■ Task objective
Nothing but the lines from the top of the data to the line holding "7.7], [35, 0]];" should be printed, word for word and both ends included; leave the pictures out.

■ Information provided

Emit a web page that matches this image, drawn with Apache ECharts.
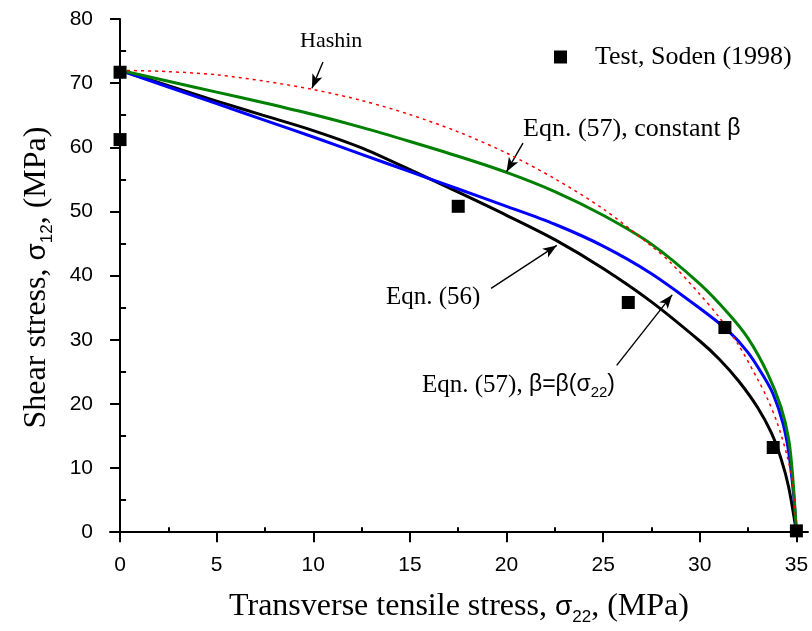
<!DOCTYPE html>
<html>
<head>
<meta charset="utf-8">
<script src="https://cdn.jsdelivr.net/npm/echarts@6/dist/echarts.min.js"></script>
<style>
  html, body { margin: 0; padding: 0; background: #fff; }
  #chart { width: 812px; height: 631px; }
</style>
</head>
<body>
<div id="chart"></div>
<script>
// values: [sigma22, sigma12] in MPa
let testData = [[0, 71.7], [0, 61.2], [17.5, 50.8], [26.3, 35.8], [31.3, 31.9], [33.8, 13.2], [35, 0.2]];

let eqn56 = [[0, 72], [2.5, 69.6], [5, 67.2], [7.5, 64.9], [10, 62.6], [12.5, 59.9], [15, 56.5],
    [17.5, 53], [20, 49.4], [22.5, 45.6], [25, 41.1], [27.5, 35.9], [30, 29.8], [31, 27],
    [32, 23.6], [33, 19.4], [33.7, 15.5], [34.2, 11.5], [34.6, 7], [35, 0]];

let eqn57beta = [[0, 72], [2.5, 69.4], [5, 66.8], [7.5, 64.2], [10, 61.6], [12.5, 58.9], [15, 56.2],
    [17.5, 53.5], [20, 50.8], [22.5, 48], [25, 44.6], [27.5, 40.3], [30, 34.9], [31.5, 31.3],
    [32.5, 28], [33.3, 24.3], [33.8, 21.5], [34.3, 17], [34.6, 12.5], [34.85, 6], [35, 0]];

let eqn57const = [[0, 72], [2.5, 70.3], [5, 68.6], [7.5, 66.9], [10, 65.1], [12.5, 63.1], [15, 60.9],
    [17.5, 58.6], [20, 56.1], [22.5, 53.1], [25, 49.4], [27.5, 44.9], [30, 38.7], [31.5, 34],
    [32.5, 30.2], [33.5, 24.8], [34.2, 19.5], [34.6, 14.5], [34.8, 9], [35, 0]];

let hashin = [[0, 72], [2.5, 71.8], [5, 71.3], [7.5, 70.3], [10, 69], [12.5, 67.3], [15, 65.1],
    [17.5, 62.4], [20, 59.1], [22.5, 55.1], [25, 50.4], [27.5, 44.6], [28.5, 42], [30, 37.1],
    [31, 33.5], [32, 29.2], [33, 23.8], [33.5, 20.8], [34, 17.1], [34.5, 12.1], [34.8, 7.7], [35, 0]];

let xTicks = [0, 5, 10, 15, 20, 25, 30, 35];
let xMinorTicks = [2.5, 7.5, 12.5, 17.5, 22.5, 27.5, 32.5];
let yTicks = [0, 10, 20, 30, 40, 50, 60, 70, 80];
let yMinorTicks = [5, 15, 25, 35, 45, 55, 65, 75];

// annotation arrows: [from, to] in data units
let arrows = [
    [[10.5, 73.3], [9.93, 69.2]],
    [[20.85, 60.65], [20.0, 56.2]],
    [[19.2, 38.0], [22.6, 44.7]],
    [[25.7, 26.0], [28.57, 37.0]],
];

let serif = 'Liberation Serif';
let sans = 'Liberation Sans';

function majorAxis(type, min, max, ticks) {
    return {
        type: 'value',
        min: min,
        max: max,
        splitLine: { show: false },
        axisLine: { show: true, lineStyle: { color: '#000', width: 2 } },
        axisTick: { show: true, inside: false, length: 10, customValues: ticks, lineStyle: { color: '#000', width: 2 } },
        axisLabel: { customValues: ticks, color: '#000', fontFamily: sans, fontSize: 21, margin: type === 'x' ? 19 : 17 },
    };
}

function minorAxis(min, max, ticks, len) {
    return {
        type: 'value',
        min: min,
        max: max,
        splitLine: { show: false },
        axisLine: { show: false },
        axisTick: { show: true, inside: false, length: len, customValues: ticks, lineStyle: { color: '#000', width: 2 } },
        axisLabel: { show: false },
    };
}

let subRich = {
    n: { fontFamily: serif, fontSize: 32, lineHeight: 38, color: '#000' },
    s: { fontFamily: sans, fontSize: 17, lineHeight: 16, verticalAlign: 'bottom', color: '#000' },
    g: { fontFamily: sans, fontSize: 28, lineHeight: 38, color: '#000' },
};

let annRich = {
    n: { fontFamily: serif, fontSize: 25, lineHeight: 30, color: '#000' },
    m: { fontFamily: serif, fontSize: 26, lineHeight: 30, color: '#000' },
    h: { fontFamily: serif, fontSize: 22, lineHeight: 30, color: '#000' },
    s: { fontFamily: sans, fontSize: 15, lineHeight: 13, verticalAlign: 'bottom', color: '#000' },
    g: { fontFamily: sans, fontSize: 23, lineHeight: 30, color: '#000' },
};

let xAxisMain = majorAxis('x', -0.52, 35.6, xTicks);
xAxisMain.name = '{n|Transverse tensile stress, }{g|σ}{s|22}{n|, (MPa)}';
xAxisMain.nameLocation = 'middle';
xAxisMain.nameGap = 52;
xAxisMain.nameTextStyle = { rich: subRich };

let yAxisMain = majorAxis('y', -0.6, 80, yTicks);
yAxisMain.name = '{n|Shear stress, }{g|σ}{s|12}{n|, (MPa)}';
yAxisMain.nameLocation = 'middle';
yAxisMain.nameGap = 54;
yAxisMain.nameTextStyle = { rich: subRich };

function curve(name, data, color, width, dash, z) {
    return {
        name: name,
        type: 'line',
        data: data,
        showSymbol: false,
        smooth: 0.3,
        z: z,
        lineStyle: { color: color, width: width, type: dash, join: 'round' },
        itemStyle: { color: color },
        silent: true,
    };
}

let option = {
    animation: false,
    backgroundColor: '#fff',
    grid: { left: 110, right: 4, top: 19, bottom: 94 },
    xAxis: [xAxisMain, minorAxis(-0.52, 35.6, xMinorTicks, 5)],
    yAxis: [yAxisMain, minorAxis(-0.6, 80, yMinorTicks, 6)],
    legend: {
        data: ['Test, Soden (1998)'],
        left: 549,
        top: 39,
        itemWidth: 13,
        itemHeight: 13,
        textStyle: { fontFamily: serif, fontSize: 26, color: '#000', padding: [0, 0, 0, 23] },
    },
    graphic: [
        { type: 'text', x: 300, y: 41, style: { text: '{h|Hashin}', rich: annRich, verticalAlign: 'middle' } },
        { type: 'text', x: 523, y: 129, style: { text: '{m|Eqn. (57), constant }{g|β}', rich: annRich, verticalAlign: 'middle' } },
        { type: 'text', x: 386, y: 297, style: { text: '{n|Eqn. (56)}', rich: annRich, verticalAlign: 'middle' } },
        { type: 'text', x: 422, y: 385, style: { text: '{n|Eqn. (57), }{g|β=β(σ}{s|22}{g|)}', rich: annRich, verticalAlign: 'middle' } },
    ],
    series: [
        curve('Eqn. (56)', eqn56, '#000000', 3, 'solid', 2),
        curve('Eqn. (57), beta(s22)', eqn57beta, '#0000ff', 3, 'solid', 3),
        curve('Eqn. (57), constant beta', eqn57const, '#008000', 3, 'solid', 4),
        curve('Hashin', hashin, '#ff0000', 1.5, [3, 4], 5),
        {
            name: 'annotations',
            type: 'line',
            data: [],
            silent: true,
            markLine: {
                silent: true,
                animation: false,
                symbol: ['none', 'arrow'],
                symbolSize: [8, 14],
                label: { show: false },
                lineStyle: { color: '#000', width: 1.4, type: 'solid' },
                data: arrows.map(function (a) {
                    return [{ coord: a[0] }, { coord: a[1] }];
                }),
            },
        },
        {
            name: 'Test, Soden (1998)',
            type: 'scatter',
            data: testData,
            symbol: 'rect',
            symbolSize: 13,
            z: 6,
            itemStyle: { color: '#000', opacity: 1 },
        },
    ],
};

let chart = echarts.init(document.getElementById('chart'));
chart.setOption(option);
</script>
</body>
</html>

■ Full response
Emit a web page that matches this image, drawn with Apache ECharts.
<!DOCTYPE html>
<html>
<head>
<meta charset="utf-8">
<script src="https://cdn.jsdelivr.net/npm/echarts@6/dist/echarts.min.js"></script>
<style>
  html, body { margin: 0; padding: 0; background: #fff; }
  #chart { width: 812px; height: 631px; }
</style>
</head>
<body>
<div id="chart"></div>
<script>
// values: [sigma22, sigma12] in MPa
let testData = [[0, 71.7], [0, 61.2], [17.5, 50.8], [26.3, 35.8], [31.3, 31.9], [33.8, 13.2], [35, 0.2]];

let eqn56 = [[0, 72], [2.5, 69.6], [5, 67.2], [7.5, 64.9], [10, 62.6], [12.5, 59.9], [15, 56.5],
    [17.5, 53], [20, 49.4], [22.5, 45.6], [25, 41.1], [27.5, 35.9], [30, 29.8], [31, 27],
    [32, 23.6], [33, 19.4], [33.7, 15.5], [34.2, 11.5], [34.6, 7], [35, 0]];

let eqn57beta = [[0, 72], [2.5, 69.4], [5, 66.8], [7.5, 64.2], [10, 61.6], [12.5, 58.9], [15, 56.2],
    [17.5, 53.5], [20, 50.8], [22.5, 48], [25, 44.6], [27.5, 40.3], [30, 34.9], [31.5, 31.3],
    [32.5, 28], [33.3, 24.3], [33.8, 21.5], [34.3, 17], [34.6, 12.5], [34.85, 6], [35, 0]];

let eqn57const = [[0, 72], [2.5, 70.3], [5, 68.6], [7.5, 66.9], [10, 65.1], [12.5, 63.1], [15, 60.9],
    [17.5, 58.6], [20, 56.1], [22.5, 53.1], [25, 49.4], [27.5, 44.9], [30, 38.7], [31.5, 34],
    [32.5, 30.2], [33.5, 24.8], [34.2, 19.5], [34.6, 14.5], [34.8, 9], [35, 0]];

let hashin = [[0, 72], [2.5, 71.8], [5, 71.3], [7.5, 70.3], [10, 69], [12.5, 67.3], [15, 65.1],
    [17.5, 62.4], [20, 59.1], [22.5, 55.1], [25, 50.4], [27.5, 44.6], [28.5, 42], [30, 37.1],
    [31, 33.5], [32, 29.2], [33, 23.8], [33.5, 20.8], [34, 17.1], [34.5, 12.1], [34.8, 7.7], [35, 0]];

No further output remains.